Fadli Zon Memandang Aneh Kebijakan Impor Beras
- VIVA.co.id/Lilis Khalis
VIVA – Wakil Ketua Dewan Perwakilan Rakyat Fadli Zon mengkritik rencana pemerintah untuk mengimpor beras sebesar 500 ribu ton pada akhir Januari 2018.
Menurutnya, rencana tersebut hanya membuktikan kacaunya tata kelola pangan pemerintah, sekaligus menunjukkan rendahnya mutu data pangan yang selama ini mereka miliki.
"Saya melihat, kebijakan impor beras ini sangat aneh," kata Fadli melalui pesan singkat pada wartawan, Minggu 14 Januari 2018.
Menurutnya, pernyataan pemerintah tidak ada yang sinkron satu sama lain. Paling tidak ada empat keanehan yang ia catat.

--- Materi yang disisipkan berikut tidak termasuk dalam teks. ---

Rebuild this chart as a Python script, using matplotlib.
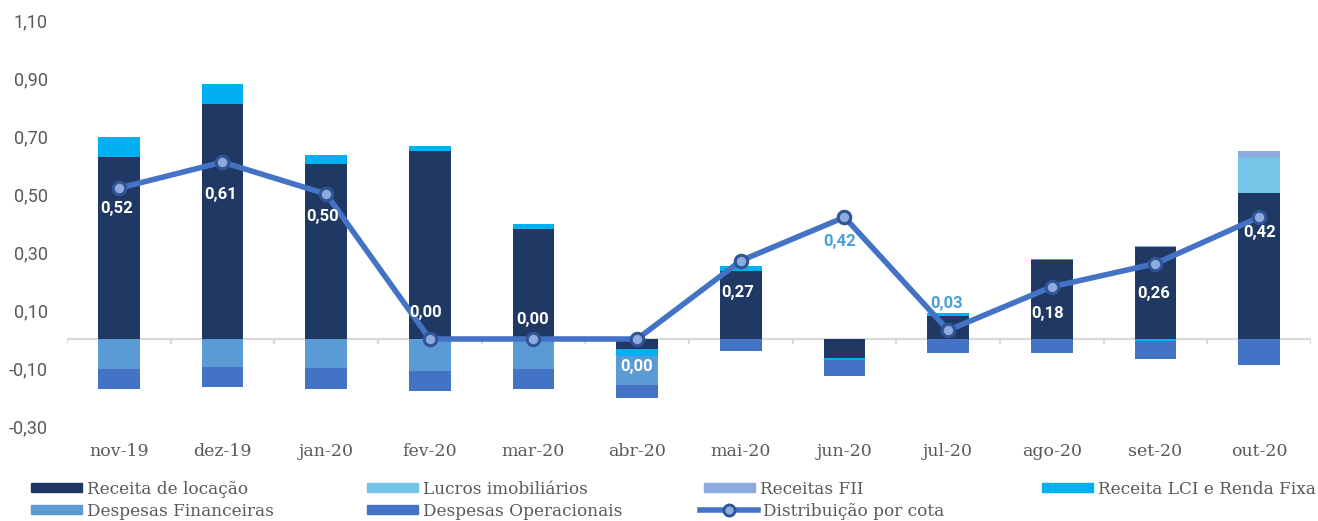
import numpy as np
import matplotlib
matplotlib.use("Agg")
import matplotlib.pyplot as plt
from matplotlib.patches import Patch
from matplotlib.lines import Line2D
from matplotlib.ticker import FuncFormatter

# dados (R$ por cota)
meses = ["nov-19", "dez-19", "jan-20", "fev-20", "mar-20", "abr-20",
         "mai-20", "jun-20", "jul-20", "ago-20", "set-20", "out-20"]
receita_locacao = [0.627, 0.812, 0.602, 0.647, 0.378, -0.036,
                   0.234, -0.065, 0.081, 0.273, 0.317, 0.503]
lucros_imobiliarios = [0, 0, 0, 0, 0, 0, 0, 0, 0, 0, 0, 0.124]
receitas_fii = [0, 0, 0, 0, 0, 0, 0, 0, 0, 0, 0.004, 0.022]
receita_lci = [0.068, 0.067, 0.034, 0.020, 0.019, -0.021,
               0.019, -0.007, 0.008, 0.004, -0.007, 0]
despesas_financeiras = [-0.105, -0.098, -0.101, -0.111, -0.105, -0.103,
                        0, 0, 0, 0, 0, 0]
despesas_operacionais = [-0.068, -0.067, -0.071, -0.067, -0.067, -0.045,
                         -0.040, -0.056, -0.048, -0.049, -0.061, -0.090]
distribuicao = [0.52, 0.61, 0.50, 0.00, 0.00, 0.00,
                0.27, 0.42, 0.03, 0.18, 0.26, 0.42]

series = [
    ("Receita de locação", receita_locacao, "#203864"),
    ("Lucros imobiliários", lucros_imobiliarios, "#75C5E6"),
    ("Receitas FII", receitas_fii, "#8FAADC"),
    ("Receita LCI e Renda Fixa", receita_lci, "#00B0F0"),
    ("Despesas Financeiras", despesas_financeiras, "#5B9BD5"),
    ("Despesas Operacionais", despesas_operacionais, "#4472C4"),
]

cinza = "#595959"
plt.rcParams["font.family"] = ["DejaVu Serif"]

W, H = 1318, 521
fig = plt.figure(figsize=(W / 100, H / 100), dpi=100)
ax = fig.add_axes([67 / W, 1 - 426 / H, (1311 - 67) / W, (426 - 20) / H])

x = np.arange(len(meses))
pos = np.zeros(len(meses))
neg = np.zeros(len(meses))
for nome, vals, cor in series:
    v = np.array(vals, dtype=float)
    base = np.where(v >= 0, pos, neg)
    ax.bar(x, v, 0.4, bottom=base, color=cor, linewidth=0, zorder=2)
    pos += np.clip(v, 0, None)
    neg += np.clip(v, None, 0)

# eixo horizontal no zero com marcas entre categorias
ax.axhline(0, color="#D9D9D9", lw=1.6, zorder=1)
ax.vlines(np.arange(-0.5, len(meses)), -0.018, 0, color="#D9D9D9", lw=1.6, zorder=1)

linha_cor = "#4472C4"
ax.plot(x, distribuicao, color=linha_cor, lw=4, marker="o", ms=9,
        mfc="#8FAADC", mec="#2F5597", mew=2.2, zorder=4)

# rótulos dos valores (deslocamento em pixels)
offsets = [(-2, -20), (-2, -32), (-4, -22), (-4, 27), (-1, 20), (-1, -27),
           (-3, -32), (-5, -24), (-2, 27), (-4, -27), (-2, -30), (0, -15)]
cores_rot = ["white"] * 12
cores_rot[7] = "#4A9FD8"
cores_rot[8] = "#4A9FD8"
for i, val in enumerate(distribuicao):
    ax.annotate(f"{val:.2f}".replace(".", ","), (x[i], val),
                xytext=offsets[i], textcoords="offset pixels",
                ha="center", va="center", color=cores_rot[i],
                fontsize=12, fontweight="bold", family="Roboto", zorder=5)

ax.set_xlim(-0.5, len(meses) - 0.5)
ax.set_ylim(-0.3, 1.1)
ax.set_yticks(np.arange(-0.3, 1.11, 0.2))
ax.yaxis.set_major_formatter(FuncFormatter(lambda v, p: f"{v:.2f}".replace(".", ",")))
ax.set_xticks(x, meses)
ax.tick_params(axis="both", length=0, colors=cinza)
ax.tick_params(axis="x", pad=12.5, labelsize=12.5)
ax.tick_params(axis="y", pad=14, labelsize=13, labelfontfamily="Roboto")
for s in ax.spines.values():
    s.set_visible(False)

# legenda montada entrada por entrada
entradas = [
    (series[0][0], Patch(color=series[0][2]), 31, 489),
    (series[1][0], Patch(color=series[1][2]), 367, 489),
    (series[2][0], Patch(color=series[2][2]), 704, 489),
    (series[3][0], Patch(color=series[3][2]), 1042, 489),
    (series[4][0], Patch(color=series[4][2]), 31, 511),
    (series[5][0], Patch(color=series[5][2]), 367, 511),
    ("Distribuição por cota",
     Line2D([], [], color=linha_cor, lw=4, marker="o", ms=8,
            mfc="#8FAADC", mec="#2F5597", mew=2), 700, 511),
]
for nome, h, px, py in entradas:
    comp = 3.4 if isinstance(h, Line2D) else 3.0
    fig.legend([h], [nome], loc="center left", bbox_to_anchor=(px / W, 1 - py / H),
               frameon=False, borderpad=0, borderaxespad=0, handlelength=comp,
               handleheight=0.42, handletextpad=0.3, fontsize=12.2, labelcolor=cinza)

fig.savefig("out.png", dpi=100)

Pertama, Kementerian Pertanian (Kementan) hingga saat ini masih klaim Januari 2018 ini mengalami surplus beras sebesar 329 ribu ton.
"Dengan mengacu data BPS (Badan Pusat Statistik), Kementan menyatakan bahwa sepanjang 2017, produksi beras mencapai 2,8 juta ton. Sementara, tingkat konsumsi kita sekitar 2,5 juta ton," kata Fadli.
Ia menjelaskan, jika angka-angka ini benar, Indonesia seharusnya memang surplus beras. Namun, anehnya harga beras di pasar justru terus naik.
Kedua, pemerintah menyebut kelangkaan beras terjadi pada golongan beras medium, yang selama ini dikonsumsi oleh kalangan menengah.
"Namun, izin impor yang diterbitkan Kementerian Perdagangan malah untuk beras premium. Ini kan, tidak nyambung. Yang dianggap masalah adanya di mana, tetapi penyelesaiannya entah ke mana," kata Fadli.
Keanehan yang ketiga, menurut Fadli Zon, adalah pemerintah berdalih impor beras bulan ini untuk menstabilkan harga beras, artinya untuk keperluan umum.
Sesuai ketentuan yang berlaku, termasuk Permendag No. 1/2018, yang disusun untuk melegitimasi impor beras ini, izin impor untuk keperluan umum hanya dapat dilakukan oleh Bulog.
"Silakan baca Pasal 16 Permendag No. 1/2018. Nah, ini Menteri Perdagangan malah memberikan izinnya ke perusahaan lain," kata Fadli.
Kemudian, keempat, ia menjelaskan izin impor ini dikeluarkan pemerintah persis pada saat petani sedang menghadapi musim panen.
Menurutnya, empat keanehan itu sudah lebih dari cukup membuktikan pemerintah selama ini memang tidak transparan dalam mengelola kebijakan pangan.
"Saya juga menilai bahwa yang membesar-besarkan kenaikan harga beras belakangan ini sebenarnya adalah pemerintah sendiri. Dan itu dipicu oleh aturan Harga Eceran Tertinggi (HET) yang tak masuk akal," kata Fadli.
Ia menyebutkan, saat keseimbangan harga di pasar beras berada di atas Rp9.000, pemerintah malah menetapkan HET beras medium, misalnya, di angka Rp9.450. Kebijakan tersebut benar-benar sulit dinalar.
"Bahkan, muncul kesan kebijakan HET itu seakan-akan merupakan prakondisi untuk melegitimasi impor beras awal tahun ini," kata Fadli.
Ia melanjutkan, kalau harga beras naik, sementara di sisi lain pemerintah mengklaim produksi beras sebenarnya sedang surplus, maka yang seharusnya dilakukan pemerintah adalah melakukan operasi pasar, dan bukannya impor.
"Impor beras di saat menjelang panen hanya akan menekan harga gabah petani. Harga gabah petani pasti anjlok. Jadi, kebijakan tersebut sebenarnya hanya menyakiti petani saja. Lagi pula, angka impor 500 ribu ton itu apa dasar perhitungannya?" kata Fadli.
Menurutnya, kapun stok beras memang minus, yang artinya pemerintah selama ini berbohong dengan klaim surplus beras.
Ia berharap, agar setiap rencana impor, berapa jumlah yang perlu diimpor, dan kapan sebaiknya impor dilakukan, dikaji secara matang dan transparan.
"Jangan ujug-ujug muncul angka 500 ribu ton tanpa ada alasan yang kuat," paparnya.